Our fears and insecurities can perpetuate our lies. And remember that lying through omission is still a lie. When we withhold information purposefully to avoid a negative consequence and leave out details to skirt the outcome, we are still lying. We are all guilty of lying on occasion, but some have made it an art form and are incredibly skilled at manipulation. Do you have any guilt or remorse when you lie? When lying becomes more natural than telling the truth it has become an addiction of sorts. Lying keeps people disconnected and detached from others. It also can prevent people from confronting pain, healing, and growing emotionally. Lying is an unhealthy coping mechanism that keeps people stuck in their pain.
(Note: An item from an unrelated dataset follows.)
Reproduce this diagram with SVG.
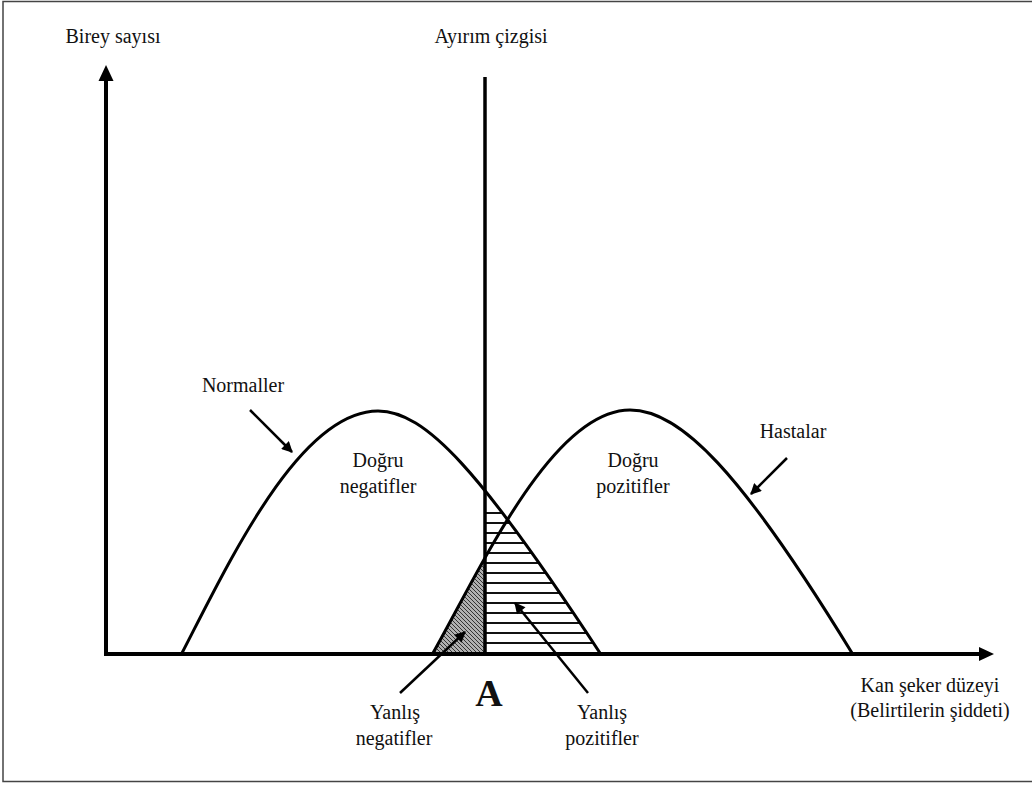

So what are some good options?
Of course, telling the truth is the obvious choice, but it is not always an easy one. It can be very helpful to figure out what you lie about the most to discern a theme or pattern. Maybe there is an insecurity underneath some of those lies that you need to acknowledge. When we identify our insecurities, we are one step closer to working through them. There is tremendous power in telling the truth and sharing openly your feelings without the fear of judgement and ridicule. Truthfulness will set you free and liberate you from the bondage of lies and deceit. Share your lies with a trusted friend and work on turning them into truths. When we openly acknowledge our struggles instead of keeping secrets and covering up our problems, we increase the likelihood of healing. Find the courage to turn your lies into truths.